# Start of Provided material
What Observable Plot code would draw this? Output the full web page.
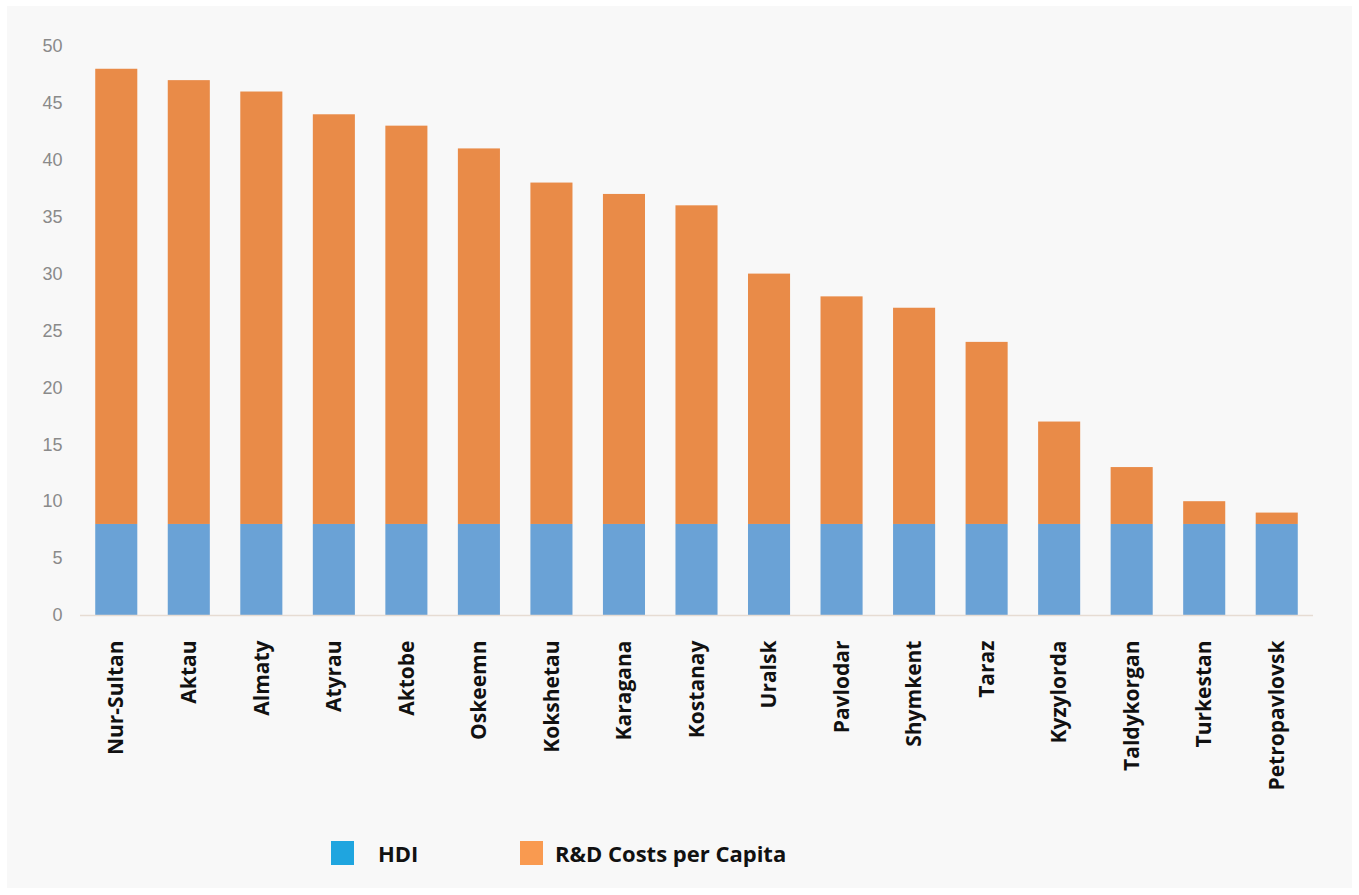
<!DOCTYPE html>
<html>
<head>
<meta charset="utf-8">
<script src="https://cdn.jsdelivr.net/npm/d3@7"></script>
<script src="https://cdn.jsdelivr.net/npm/@observablehq/plot@0.6"></script>
<style>
  html, body { margin: 0; padding: 0; background: #ffffff; }
  #panel { position: absolute; left: 7px; top: 6px; width: 1345px; height: 882px; background: #f8f8f8; }
  #chart { position: absolute; left: 0; top: 0; }
  .legend { position: absolute; top: 832px; display: flex; align-items: center; font-family: "Open Sans", sans-serif; font-weight: 700; font-size: 22px; color: #111; }
  .sw { width: 23px; height: 24px; display: inline-block; margin-right: 24px; }
</style>
</head>
<body>
<div id="panel">
  <div id="chart"></div>
  <div class="legend" style="left:324px"><span class="sw" style="background:#1fa5df"></span>HDI</div>
  <div class="legend" style="left:513px"><span class="sw" style="background:#f99a50; margin-right:12px"></span>R&amp;D Costs per Capita</div>
</div>
<script>
const cities = ["Nur-Sultan","Aktau","Almaty","Atyrau","Aktobe","Oskeemn","Kokshetau","Karagana","Kostanay","Uralsk","Pavlodar","Shymkent","Taraz","Kyzylorda","Taldykorgan","Turkestan","Petropavlovsk"];
const hdi = [8,8,8,8,8,8,8,8,8,8,8,8,8,8,8,8,8];
const rdCosts = [40,39,38,36,35,33,30,29,28,22,20,19,16,9,5,2,1];
const seriesNames = ["HDI","R&D Costs per Capita"];
const seriesColors = ["#6aa2d6","#e98b48"];
const yTicks = [0,5,10,15,20,25,30,35,40,45,50];

const data = [
  ...cities.map((c, i) => ({city: c, series: seriesNames[0], value: hdi[i]})),
  ...cities.map((c, i) => ({city: c, series: seriesNames[1], value: rdCosts[i]}))
];

const chart = Plot.plot({
  width: 1345,
  height: 800,
  marginLeft: 73,
  marginRight: 39,
  marginTop: 40,
  marginBottom: 191,
  style: {background: "transparent", fontFamily: "Arial, 'Liberation Sans', sans-serif"},
  x: {domain: cities, paddingInner: 0.42, paddingOuter: 0.21, round: false, label: null},
  y: {domain: [0, 50], label: null},
  color: {domain: seriesNames, range: seriesColors},
  marks: [
    Plot.barY(data, {x: "city", y: "value", fill: "series", order: seriesNames}),
    Plot.ruleY([0], {stroke: "#e6dcd3", strokeWidth: 1.5}),
    Plot.axisY({ticks: yTicks, tickSize: 0, tickPadding: 18, fontSize: 18, fill: "#8a8a8a", label: null}),
    Plot.axisX({tickSize: 0, tickPadding: 25, tickRotate: -90, fontSize: 21, fontWeight: "bold", fill: "#111", fontFamily: "'Open Sans', sans-serif", label: null})
  ]
});
document.getElementById("chart").appendChild(chart);
</script>
</body>
</html>
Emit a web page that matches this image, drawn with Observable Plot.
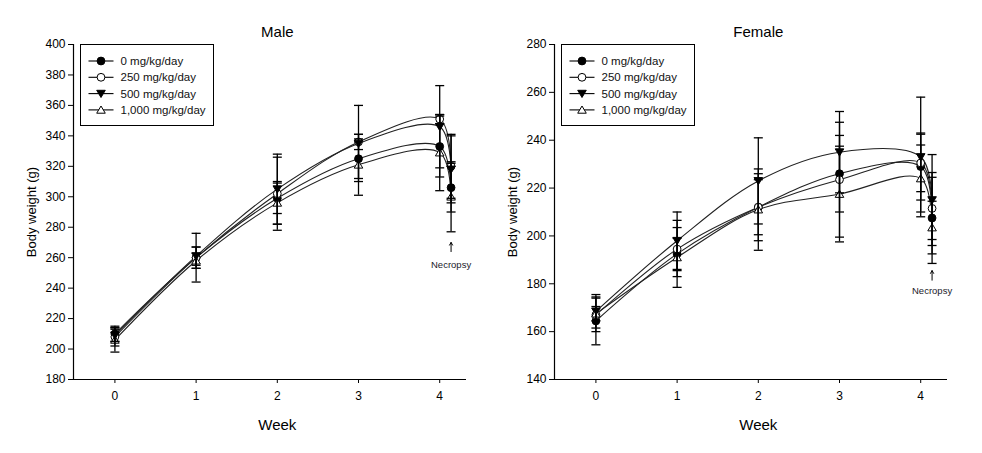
# End of Provided material
- **What you need to do**
Return all of the entries word for word, but omit the pictures.

- **Final answer**
What Observable Plot code would draw this? Output the full web page.
<!DOCTYPE html>
<html>
<head>
<meta charset="utf-8">
<script src="https://cdn.jsdelivr.net/npm/d3@7"></script>
<script src="https://cdn.jsdelivr.net/npm/@observablehq/plot@0.6"></script>
<style>
  html, body { margin: 0; padding: 0; background: #ffffff; }
  #panel { position: absolute; left: 7px; top: 6px; width: 1345px; height: 882px; background: #f8f8f8; }
  #chart { position: absolute; left: 0; top: 0; }
  .legend { position: absolute; top: 832px; display: flex; align-items: center; font-family: "Open Sans", sans-serif; font-weight: 700; font-size: 22px; color: #111; }
  .sw { width: 23px; height: 24px; display: inline-block; margin-right: 24px; }
</style>
</head>
<body>
<div id="panel">
  <div id="chart"></div>
  <div class="legend" style="left:324px"><span class="sw" style="background:#1fa5df"></span>HDI</div>
  <div class="legend" style="left:513px"><span class="sw" style="background:#f99a50; margin-right:12px"></span>R&amp;D Costs per Capita</div>
</div>
<script>
const cities = ["Nur-Sultan","Aktau","Almaty","Atyrau","Aktobe","Oskeemn","Kokshetau","Karagana","Kostanay","Uralsk","Pavlodar","Shymkent","Taraz","Kyzylorda","Taldykorgan","Turkestan","Petropavlovsk"];
const hdi = [8,8,8,8,8,8,8,8,8,8,8,8,8,8,8,8,8];
const rdCosts = [40,39,38,36,35,33,30,29,28,22,20,19,16,9,5,2,1];
const seriesNames = ["HDI","R&D Costs per Capita"];
const seriesColors = ["#6aa2d6","#e98b48"];
const yTicks = [0,5,10,15,20,25,30,35,40,45,50];

const data = [
  ...cities.map((c, i) => ({city: c, series: seriesNames[0], value: hdi[i]})),
  ...cities.map((c, i) => ({city: c, series: seriesNames[1], value: rdCosts[i]}))
];

const chart = Plot.plot({
  width: 1345,
  height: 800,
  marginLeft: 73,
  marginRight: 39,
  marginTop: 40,
  marginBottom: 191,
  style: {background: "transparent", fontFamily: "Arial, 'Liberation Sans', sans-serif"},
  x: {domain: cities, paddingInner: 0.42, paddingOuter: 0.21, round: false, label: null},
  y: {domain: [0, 50], label: null},
  color: {domain: seriesNames, range: seriesColors},
  marks: [
    Plot.barY(data, {x: "city", y: "value", fill: "series", order: seriesNames}),
    Plot.ruleY([0], {stroke: "#e6dcd3", strokeWidth: 1.5}),
    Plot.axisY({ticks: yTicks, tickSize: 0, tickPadding: 18, fontSize: 18, fill: "#8a8a8a", label: null}),
    Plot.axisX({tickSize: 0, tickPadding: 25, tickRotate: -90, fontSize: 21, fontWeight: "bold", fill: "#111", fontFamily: "'Open Sans', sans-serif", label: null})
  ]
});
document.getElementById("chart").appendChild(chart);
</script>
</body>
</html>
Emit a web page that matches this image, drawn with Observable Plot.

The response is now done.